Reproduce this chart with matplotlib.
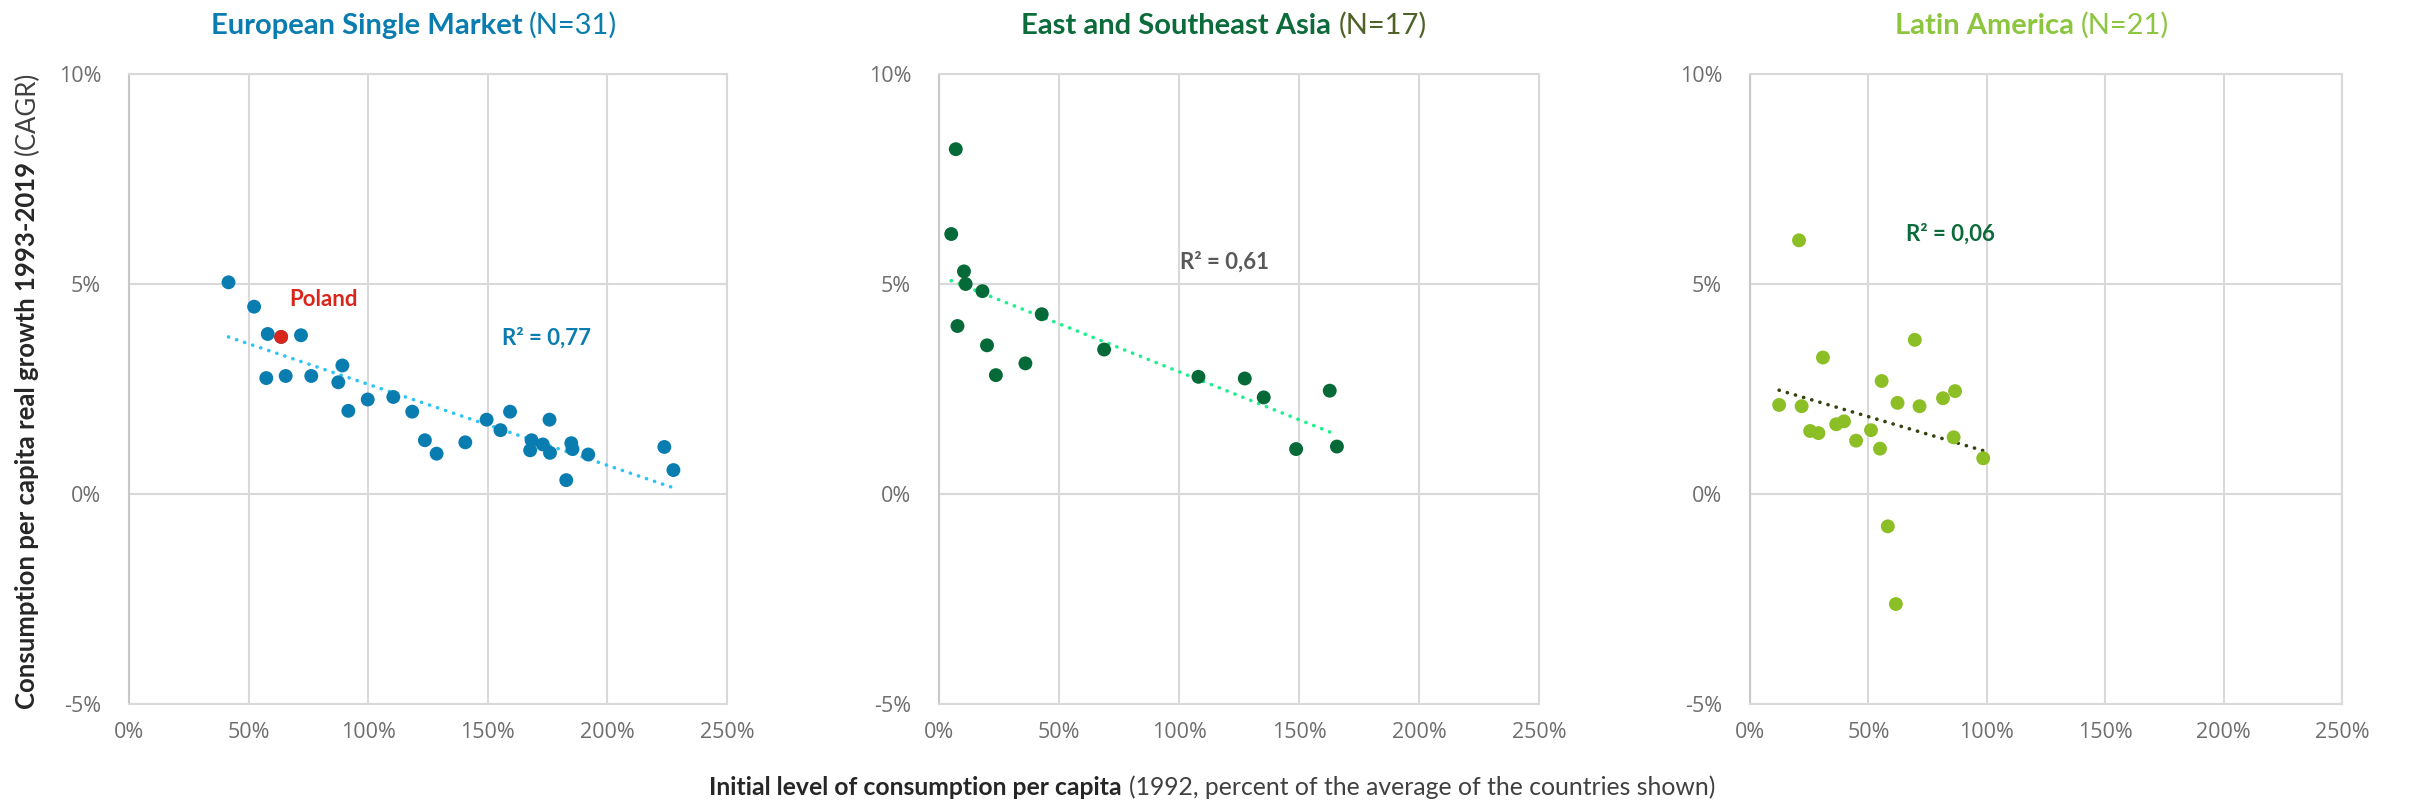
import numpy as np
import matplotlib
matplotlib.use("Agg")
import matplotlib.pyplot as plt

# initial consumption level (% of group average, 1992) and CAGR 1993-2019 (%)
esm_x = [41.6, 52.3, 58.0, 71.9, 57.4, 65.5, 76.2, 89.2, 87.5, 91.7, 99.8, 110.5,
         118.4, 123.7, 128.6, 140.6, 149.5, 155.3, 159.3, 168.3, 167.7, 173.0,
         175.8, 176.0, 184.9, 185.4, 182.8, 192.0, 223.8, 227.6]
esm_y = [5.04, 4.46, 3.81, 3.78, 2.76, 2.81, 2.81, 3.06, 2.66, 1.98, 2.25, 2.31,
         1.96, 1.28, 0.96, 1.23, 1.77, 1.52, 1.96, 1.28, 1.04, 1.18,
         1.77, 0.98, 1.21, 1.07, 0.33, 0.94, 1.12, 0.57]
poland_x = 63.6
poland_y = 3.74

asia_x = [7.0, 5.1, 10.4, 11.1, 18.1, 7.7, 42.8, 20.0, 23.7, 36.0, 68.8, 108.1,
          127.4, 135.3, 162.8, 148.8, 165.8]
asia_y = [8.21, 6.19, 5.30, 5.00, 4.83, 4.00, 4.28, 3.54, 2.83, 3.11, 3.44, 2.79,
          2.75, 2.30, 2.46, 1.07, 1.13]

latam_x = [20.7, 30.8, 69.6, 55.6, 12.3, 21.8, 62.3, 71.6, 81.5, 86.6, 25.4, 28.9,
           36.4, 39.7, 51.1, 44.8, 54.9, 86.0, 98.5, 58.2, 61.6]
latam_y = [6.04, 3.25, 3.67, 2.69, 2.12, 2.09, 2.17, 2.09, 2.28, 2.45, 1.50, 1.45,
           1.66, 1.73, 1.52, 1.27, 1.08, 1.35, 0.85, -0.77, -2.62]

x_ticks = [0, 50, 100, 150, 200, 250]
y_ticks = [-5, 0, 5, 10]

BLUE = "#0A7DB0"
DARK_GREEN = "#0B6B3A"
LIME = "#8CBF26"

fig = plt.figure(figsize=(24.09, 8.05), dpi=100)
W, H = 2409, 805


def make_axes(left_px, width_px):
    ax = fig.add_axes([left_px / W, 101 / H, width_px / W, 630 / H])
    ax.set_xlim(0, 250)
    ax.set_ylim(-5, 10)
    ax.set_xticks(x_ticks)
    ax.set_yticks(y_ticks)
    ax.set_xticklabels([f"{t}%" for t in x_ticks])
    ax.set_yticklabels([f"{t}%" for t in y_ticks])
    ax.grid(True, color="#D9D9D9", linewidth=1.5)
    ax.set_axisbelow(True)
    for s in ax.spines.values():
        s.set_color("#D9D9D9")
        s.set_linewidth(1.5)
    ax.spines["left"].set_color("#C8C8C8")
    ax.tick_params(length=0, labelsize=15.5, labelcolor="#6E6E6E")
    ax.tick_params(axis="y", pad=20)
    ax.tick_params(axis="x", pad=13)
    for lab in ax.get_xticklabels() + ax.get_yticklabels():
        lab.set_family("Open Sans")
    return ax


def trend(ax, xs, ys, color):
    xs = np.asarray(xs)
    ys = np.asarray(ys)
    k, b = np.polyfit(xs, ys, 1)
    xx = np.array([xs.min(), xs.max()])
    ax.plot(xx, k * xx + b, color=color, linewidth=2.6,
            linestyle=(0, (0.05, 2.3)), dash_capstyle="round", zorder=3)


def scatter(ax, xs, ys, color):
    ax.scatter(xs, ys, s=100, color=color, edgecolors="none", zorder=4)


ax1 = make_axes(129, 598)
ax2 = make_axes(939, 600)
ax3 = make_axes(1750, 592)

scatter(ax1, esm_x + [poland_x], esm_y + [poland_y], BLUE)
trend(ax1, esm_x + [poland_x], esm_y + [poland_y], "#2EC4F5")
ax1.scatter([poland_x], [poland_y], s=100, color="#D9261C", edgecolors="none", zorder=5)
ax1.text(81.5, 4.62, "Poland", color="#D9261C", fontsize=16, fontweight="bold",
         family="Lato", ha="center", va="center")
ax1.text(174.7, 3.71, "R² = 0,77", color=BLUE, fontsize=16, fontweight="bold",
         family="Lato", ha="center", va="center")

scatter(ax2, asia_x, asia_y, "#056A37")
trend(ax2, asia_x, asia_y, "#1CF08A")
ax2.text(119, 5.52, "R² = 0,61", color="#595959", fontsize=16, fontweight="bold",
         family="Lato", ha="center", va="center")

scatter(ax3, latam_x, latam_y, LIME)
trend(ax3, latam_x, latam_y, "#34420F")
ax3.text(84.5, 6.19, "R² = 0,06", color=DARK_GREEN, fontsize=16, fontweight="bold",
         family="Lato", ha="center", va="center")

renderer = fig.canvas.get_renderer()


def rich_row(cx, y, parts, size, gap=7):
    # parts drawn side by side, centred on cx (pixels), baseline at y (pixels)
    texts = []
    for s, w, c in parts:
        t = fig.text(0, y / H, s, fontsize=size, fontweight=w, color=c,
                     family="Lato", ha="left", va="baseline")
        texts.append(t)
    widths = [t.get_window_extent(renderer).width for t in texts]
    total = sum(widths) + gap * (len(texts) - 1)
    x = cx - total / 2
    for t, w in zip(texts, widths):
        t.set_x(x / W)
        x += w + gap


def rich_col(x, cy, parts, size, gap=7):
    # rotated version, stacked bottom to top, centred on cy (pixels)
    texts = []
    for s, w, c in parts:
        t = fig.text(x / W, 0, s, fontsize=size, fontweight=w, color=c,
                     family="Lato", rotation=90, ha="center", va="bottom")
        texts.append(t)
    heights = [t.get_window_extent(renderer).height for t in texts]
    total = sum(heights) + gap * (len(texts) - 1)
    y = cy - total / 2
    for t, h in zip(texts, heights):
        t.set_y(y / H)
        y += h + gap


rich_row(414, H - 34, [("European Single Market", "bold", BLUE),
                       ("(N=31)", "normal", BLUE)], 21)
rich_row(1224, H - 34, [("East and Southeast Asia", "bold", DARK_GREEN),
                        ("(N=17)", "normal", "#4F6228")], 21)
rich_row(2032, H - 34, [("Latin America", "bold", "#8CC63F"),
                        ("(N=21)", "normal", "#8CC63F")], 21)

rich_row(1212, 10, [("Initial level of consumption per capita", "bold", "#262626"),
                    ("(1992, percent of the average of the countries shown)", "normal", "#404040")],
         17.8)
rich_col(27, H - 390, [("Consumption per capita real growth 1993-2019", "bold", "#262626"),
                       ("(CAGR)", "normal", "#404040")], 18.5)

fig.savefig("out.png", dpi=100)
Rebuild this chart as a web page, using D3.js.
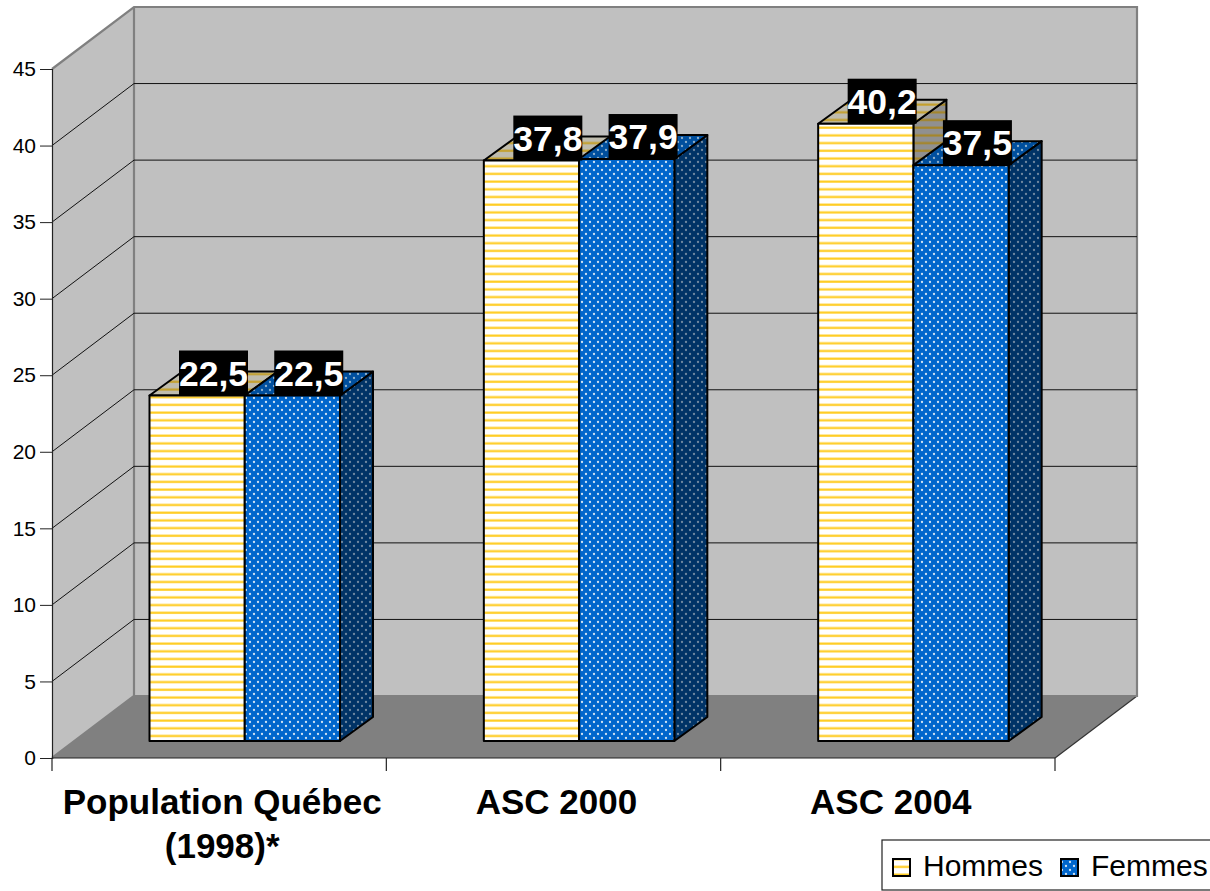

Work to be completed => Set down the records in full and exactly. Do not carry over any image.

Reply =>
Reproduce this chart with matplotlib.
import numpy as np
import matplotlib
matplotlib.use("Agg")
import matplotlib.pyplot as plt

# initial consumption level (% of group average, 1992) and CAGR 1993-2019 (%)
esm_x = [41.6, 52.3, 58.0, 71.9, 57.4, 65.5, 76.2, 89.2, 87.5, 91.7, 99.8, 110.5,
         118.4, 123.7, 128.6, 140.6, 149.5, 155.3, 159.3, 168.3, 167.7, 173.0,
         175.8, 176.0, 184.9, 185.4, 182.8, 192.0, 223.8, 227.6]
esm_y = [5.04, 4.46, 3.81, 3.78, 2.76, 2.81, 2.81, 3.06, 2.66, 1.98, 2.25, 2.31,
         1.96, 1.28, 0.96, 1.23, 1.77, 1.52, 1.96, 1.28, 1.04, 1.18,
         1.77, 0.98, 1.21, 1.07, 0.33, 0.94, 1.12, 0.57]
poland_x = 63.6
poland_y = 3.74

asia_x = [7.0, 5.1, 10.4, 11.1, 18.1, 7.7, 42.8, 20.0, 23.7, 36.0, 68.8, 108.1,
          127.4, 135.3, 162.8, 148.8, 165.8]
asia_y = [8.21, 6.19, 5.30, 5.00, 4.83, 4.00, 4.28, 3.54, 2.83, 3.11, 3.44, 2.79,
          2.75, 2.30, 2.46, 1.07, 1.13]

latam_x = [20.7, 30.8, 69.6, 55.6, 12.3, 21.8, 62.3, 71.6, 81.5, 86.6, 25.4, 28.9,
           36.4, 39.7, 51.1, 44.8, 54.9, 86.0, 98.5, 58.2, 61.6]
latam_y = [6.04, 3.25, 3.67, 2.69, 2.12, 2.09, 2.17, 2.09, 2.28, 2.45, 1.50, 1.45,
           1.66, 1.73, 1.52, 1.27, 1.08, 1.35, 0.85, -0.77, -2.62]

x_ticks = [0, 50, 100, 150, 200, 250]
y_ticks = [-5, 0, 5, 10]

BLUE = "#0A7DB0"
DARK_GREEN = "#0B6B3A"
LIME = "#8CBF26"

fig = plt.figure(figsize=(24.09, 8.05), dpi=100)
W, H = 2409, 805


def make_axes(left_px, width_px):
    ax = fig.add_axes([left_px / W, 101 / H, width_px / W, 630 / H])
    ax.set_xlim(0, 250)
    ax.set_ylim(-5, 10)
    ax.set_xticks(x_ticks)
    ax.set_yticks(y_ticks)
    ax.set_xticklabels([f"{t}%" for t in x_ticks])
    ax.set_yticklabels([f"{t}%" for t in y_ticks])
    ax.grid(True, color="#D9D9D9", linewidth=1.5)
    ax.set_axisbelow(True)
    for s in ax.spines.values():
        s.set_color("#D9D9D9")
        s.set_linewidth(1.5)
    ax.spines["left"].set_color("#C8C8C8")
    ax.tick_params(length=0, labelsize=15.5, labelcolor="#6E6E6E")
    ax.tick_params(axis="y", pad=20)
    ax.tick_params(axis="x", pad=13)
    for lab in ax.get_xticklabels() + ax.get_yticklabels():
        lab.set_family("Open Sans")
    return ax


def trend(ax, xs, ys, color):
    xs = np.asarray(xs)
    ys = np.asarray(ys)
    k, b = np.polyfit(xs, ys, 1)
    xx = np.array([xs.min(), xs.max()])
    ax.plot(xx, k * xx + b, color=color, linewidth=2.6,
            linestyle=(0, (0.05, 2.3)), dash_capstyle="round", zorder=3)


def scatter(ax, xs, ys, color):
    ax.scatter(xs, ys, s=100, color=color, edgecolors="none", zorder=4)


ax1 = make_axes(129, 598)
ax2 = make_axes(939, 600)
ax3 = make_axes(1750, 592)

scatter(ax1, esm_x + [poland_x], esm_y + [poland_y], BLUE)
trend(ax1, esm_x + [poland_x], esm_y + [poland_y], "#2EC4F5")
ax1.scatter([poland_x], [poland_y], s=100, color="#D9261C", edgecolors="none", zorder=5)
ax1.text(81.5, 4.62, "Poland", color="#D9261C", fontsize=16, fontweight="bold",
         family="Lato", ha="center", va="center")
ax1.text(174.7, 3.71, "R² = 0,77", color=BLUE, fontsize=16, fontweight="bold",
         family="Lato", ha="center", va="center")

scatter(ax2, asia_x, asia_y, "#056A37")
trend(ax2, asia_x, asia_y, "#1CF08A")
ax2.text(119, 5.52, "R² = 0,61", color="#595959", fontsize=16, fontweight="bold",
         family="Lato", ha="center", va="center")

scatter(ax3, latam_x, latam_y, LIME)
trend(ax3, latam_x, latam_y, "#34420F")
ax3.text(84.5, 6.19, "R² = 0,06", color=DARK_GREEN, fontsize=16, fontweight="bold",
         family="Lato", ha="center", va="center")

renderer = fig.canvas.get_renderer()


def rich_row(cx, y, parts, size, gap=7):
    # parts drawn side by side, centred on cx (pixels), baseline at y (pixels)
    texts = []
    for s, w, c in parts:
        t = fig.text(0, y / H, s, fontsize=size, fontweight=w, color=c,
                     family="Lato", ha="left", va="baseline")
        texts.append(t)
    widths = [t.get_window_extent(renderer).width for t in texts]
    total = sum(widths) + gap * (len(texts) - 1)
    x = cx - total / 2
    for t, w in zip(texts, widths):
        t.set_x(x / W)
        x += w + gap


def rich_col(x, cy, parts, size, gap=7):
    # rotated version, stacked bottom to top, centred on cy (pixels)
    texts = []
    for s, w, c in parts:
        t = fig.text(x / W, 0, s, fontsize=size, fontweight=w, color=c,
                     family="Lato", rotation=90, ha="center", va="bottom")
        texts.append(t)
    heights = [t.get_window_extent(renderer).height for t in texts]
    total = sum(heights) + gap * (len(texts) - 1)
    y = cy - total / 2
    for t, h in zip(texts, heights):
        t.set_y(y / H)
        y += h + gap


rich_row(414, H - 34, [("European Single Market", "bold", BLUE),
                       ("(N=31)", "normal", BLUE)], 21)
rich_row(1224, H - 34, [("East and Southeast Asia", "bold", DARK_GREEN),
                        ("(N=17)", "normal", "#4F6228")], 21)
rich_row(2032, H - 34, [("Latin America", "bold", "#8CC63F"),
                        ("(N=21)", "normal", "#8CC63F")], 21)

rich_row(1212, 10, [("Initial level of consumption per capita", "bold", "#262626"),
                    ("(1992, percent of the average of the countries shown)", "normal", "#404040")],
         17.8)
rich_col(27, H - 390, [("Consumption per capita real growth 1993-2019", "bold", "#262626"),
                       ("(CAGR)", "normal", "#404040")], 18.5)

fig.savefig("out.png", dpi=100)
Rebuild this chart as a web page, using D3.js.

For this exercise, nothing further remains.